What You Must Verify Locally: HS Codes, Duties, and Taxes

Two importers could pay the same FOB price and land at very different total cost because of:

  • Different tariff classification within HS 7113 and local subheadings.
  • Differing MFN or FTA rates for Indonesia in their country.
  • VAT/GST or sales tax treatment on imports.
  • Any anti-dumping, countervailing, or safeguard measures in force.

Celuk Silver Wholesale can share how exporters in Indonesia commonly classify certain items, but we cannot publish or guarantee duty rates for your market. You should:

  • Send your final HS code proposal to your customs broker.
  • Ask for a written ruling or binding tariff information where your jurisdiction allows.
  • Model total landed cost including all duties, taxes, and clearance charges.

Your customs broker is the final authority for your imports. Treat all supplier HS suggestions as starting points, not legal classification.

Working With an Independent Celuk Export Desk

Celuk has hundreds of small and mid-size workshops, many of them excellent at craft but less structured on documentation and price transparency. As an independent sourcing and export desk, we:

  • Translate design briefs into factory-ready specs (grams, stones, finish) and RFQs.
  • Benchmark quotes from multiple Celuk producers on a like-for-like basis.
  • Align on HS 7113 subheadings with Indonesian forwarders and your broker’s guidance.
  • Co-manage QC, packing, and export documentation from Bali to your nominated port or door.

We do not publish fixed 925 silver jewelry wholesale price lists because those would mislead you as silver spot, FX, and freight change. Instead, we show you the mechanics so you can challenge a quote line-by-line.

If you’re planning a sourcing trip to Bali or remote development from abroad, you can request a wholesale quote with us and continue the discussion over WhatsApp for design files, photos, and quote iterations.

FAQs on 925 Silver Jewelry Wholesale Pricing

How do I compare quotes from different 925 silver suppliers fairly?

Normalize three things: net grams per piece, spec (stones, finish, packaging), and Incoterms. Ask each supplier to confirm net weight, exact finishing (e.g. rhodium yes/no), and HS suggestion, then recalculate the silver component using the same reference spot price and FX. That lets you see who is charging more for metal, labor, or margin instead of being misled by different packaging of numbers.

Can I lock in a fixed silver price for long-term orders?

In practice, most Celuk suppliers avoid long-term fixed metal pricing unless you use hedging or frequent price reviews. Common approaches are: metal clauses where the silver portion floats with spot (with a cap/floor), or short validity windows (7–14 days) on each PO. If you need long-term pricing stability, discuss hedging or index-linked formulas with your supplier and clear this with your finance team and broker.
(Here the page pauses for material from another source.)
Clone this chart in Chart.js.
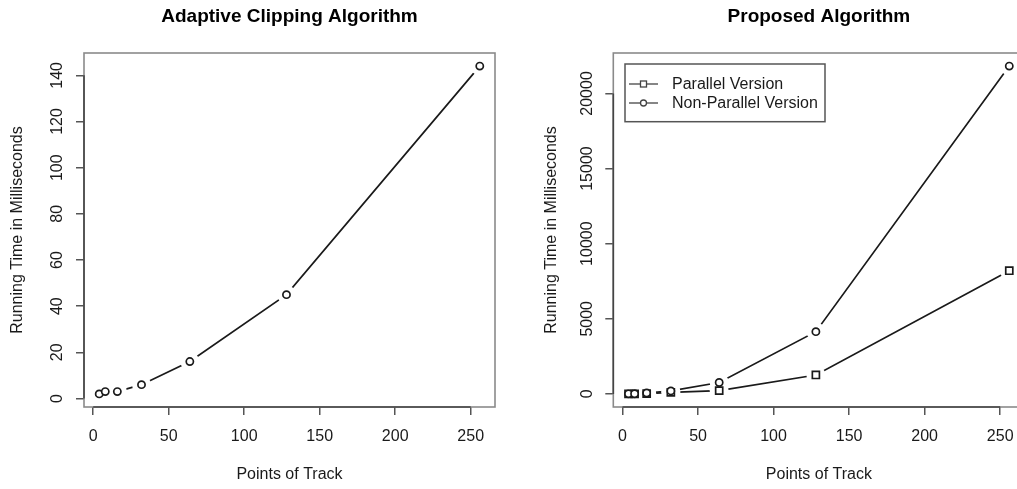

Why is my sample price higher than the bulk price?

Samples carry full development and setup cost over just a few pieces, plus extra QC and communication time. Factories also lack repetition efficiency at the sampling stage. Once you move to production MOQs, those fixed development costs are amortized, and the workshop can optimize casting trees and workflow, so the per-piece price drops.

Does rhodium plating always increase my wholesale price?
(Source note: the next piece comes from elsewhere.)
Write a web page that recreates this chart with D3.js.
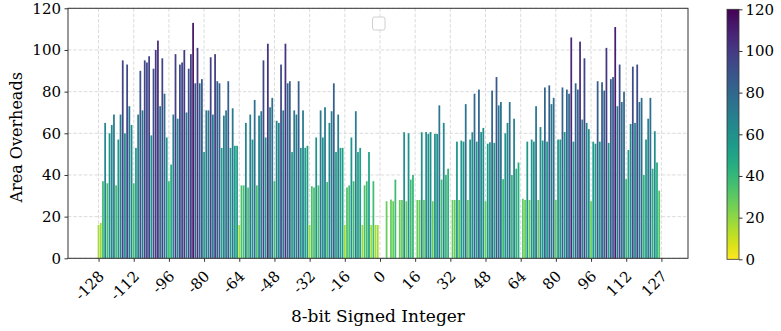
<!DOCTYPE html>
<html><head><meta charset="utf-8">
<script src="https://cdn.jsdelivr.net/npm/d3@7"></script>
<style>body{margin:0;background:#fff} text{font-family:"DejaVu Serif",serif;fill:#000}</style>
</head><body><svg id="c" width="781" height="331"></svg>
<script>
// Values for -128 .. -1
const negValues = [
16,17,37,65,36,60,64,69,35,57,69,95,60,93,73,64,
36,53,69,90,71,95,94,97,59,91,100,104.5,73,96,79,58,
37,45,69,98,67,93,94,100,70,91,98,113,84,101,84,86,
51,71,71,96.5,69,98,85,84,53,68.5,71,85,53,72,54,54,
16,35,35,65,34,69,57,76,35,68.5,70.6,95,58,103,72.5,77,
37,66,65,93,71,103,84,85,51,71,69,85,53,71,53,54,
16,34.6,34,58,35,71,58,72.5,36.6,65,70.6,84,51,69,53,53,
16,34,35,58,37,70.6,51,53,16,35,37,51,16,37,16,16
];
// Values for 0 .. 127
const posValues = [
0,0,0,27.4,0,28.2,27.4,37.8,0,28,28,60.5,27.4,60,37.8,40,
0,28,28,60.5,28,60.6,59.7,60.6,27.4,59.7,59.7,73.4,37.8,65,40,43,
0,28,28,56,28,56.5,56,74,28,57,60.5,79,56,81,60.6,62.6,
27.4,55,55.7,80.5,55.4,87,73.4,75,38,60,65,75,40,67,43,46,
0,28.6,28,56,28,57,56,73,28,63,56.5,82,56,83,74,77,
28,57,57,82,60.6,81,79,106,56,84,81,104,66.6,96,65,62,
27.4,56,55,85,56,84.5,80.5,101,55.4,86,87,111,73,93,75,80,
38,52,64.5,92,65,93,75,77,40,57,67,77,43,61,46,32.5
];
const categories = d3.range(-128, 128);
const xTickValues = [-128,-112,-96,-80,-64,-48,-32,-16,0,16,32,48,64,80,96,112,128];
const xTickLabels = ["-128","-112","-96","-80","-64","-48","-32","-16","0","16","32","48","64","80","96","112","127"];
const yTickValues = [0,20,40,60,80,100,120];
const cbTickValues = [0,20,40,60,80,100,120];

const values = negValues.concat(posValues);
const data = categories.map((k,i)=>({k, v: values[i]}));

const L=68, R=688, T=8.3, B=258.3;
const x = d3.scaleLinear().domain([-141.9,140.1]).range([L,R]);
const y = d3.scaleLinear().domain([0,120]).range([B,T]);
const color = v => d3.interpolateViridis(1 - v/120);
const svg = d3.select("#c");

const grid = svg.append("g").attr("stroke","#d2d2d2").attr("stroke-width",0.8).attr("stroke-dasharray","3.5,1.8");
grid.selectAll("line.h").data(yTickValues).join("line").attr("class","h")
  .attr("x1",L).attr("x2",R).attr("y1",d=>y(d)).attr("y2",d=>y(d));
grid.selectAll("line.v").data(xTickValues).join("line").attr("class","v")
  .attr("y1",T).attr("y2",B).attr("x1",d=>x(d)).attr("x2",d=>x(d));

const bw = (x(1)-x(0))*0.8;
svg.append("g").selectAll("rect").data(data.filter(d=>d.v>0)).join("rect")
  .attr("x",d=>x(d.k)-bw/2).attr("width",bw)
  .attr("y",d=>y(d.v)).attr("height",d=>y(0)-y(d.v))
  .attr("fill",d=>color(d.v));

// frame
svg.append("rect").attr("x",L).attr("y",T).attr("width",R-L).attr("height",B-T)
  .attr("fill","none").attr("stroke","#333").attr("stroke-width",1);

// y axis
const ya = svg.append("g").attr("transform",`translate(${L},0)`)
  .call(d3.axisLeft(y).tickValues(yTickValues).tickSize(3.5).tickPadding(3.5).tickSizeOuter(0));
ya.select(".domain").remove();
ya.selectAll("line").attr("stroke","#333");
ya.selectAll("text").style("font-size","15px").style("font-family","DejaVu Serif");

// x axis
const xa = svg.append("g").attr("transform",`translate(0,${B})`)
  .call(d3.axisBottom(x).tickValues(xTickValues).tickFormat((d,i)=>xTickLabels[i]).tickSize(3.5).tickSizeOuter(0));
xa.select(".domain").remove();
xa.selectAll("line").attr("stroke","#333");
xa.selectAll("text").style("font-size","15px").style("font-family","DejaVu Serif")
  .attr("x",0).attr("y",0).attr("dy",0)
  .attr("transform","translate(6,19) rotate(-45)").style("text-anchor","end");

// axis labels
svg.append("text").attr("x",(L+R)/2).attr("y",322).attr("text-anchor","middle")
  .style("font-size","17px").text("8-bit Signed Integer");
svg.append("text").attr("transform",`translate(22,${(T+B)/2 + 4}) rotate(-90)`).attr("text-anchor","middle")
  .style("font-size","16px").text("Area Overheads");

// empty legend
svg.append("rect").attr("x",372.5).attr("y",17).attr("width",12.5).attr("height",13).attr("rx",2)
  .attr("fill","#fff").attr("stroke","#d0d0d0").attr("stroke-width",1);

// colorbar
const cbX=727, cbW=12, cbT=9.3, cbB=259.3;
const cy = d3.scaleLinear().domain([0,120]).range([cbB,cbT]);
const defs = svg.append("defs");
const grad = defs.append("linearGradient").attr("id","cbg").attr("x1",0).attr("x2",0).attr("y1",1).attr("y2",0);
d3.range(0,1.0001,0.05).forEach(t=>grad.append("stop").attr("offset",t).attr("stop-color",d3.interpolateViridis(1-t)));
svg.append("rect").attr("x",cbX).attr("y",cbT).attr("width",cbW).attr("height",cbB-cbT).attr("fill","url(#cbg)")
  .attr("stroke","#333").attr("stroke-width",0.8);
const ca = svg.append("g").attr("transform",`translate(${cbX+cbW},0)`)
  .call(d3.axisRight(cy).tickValues(cbTickValues).tickSize(3.5).tickPadding(3).tickSizeOuter(0));
ca.select(".domain").remove();
ca.selectAll("line").attr("stroke","#333");
ca.selectAll("text").style("font-size","15px").style("font-family","DejaVu Serif");
</script></body></html>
Yes, rhodium adds both material and processing cost versus naked 925. The impact depends on thickness, coverage, and item complexity. For some product ranges it is commercially necessary to meet customer expectations and reduce returns; for others, a well-polished and correctly stored plain 925 finish is acceptable. Decide finish level based on your target retail positioning and maintenance expectations, then cost it explicitly with your supplier.

Who should decide the HS code and duty rate for my imports?

Your local customs broker or trade compliance team must make the final HS classification and duty assessment. Suppliers and export desks in Celuk can share typical HS 7113 practices and include suggested codes on invoices, but they are not authorities in your jurisdiction. Always verify classification, duty rate, and any preferential treatment (if applicable) with your broker before you place volume orders.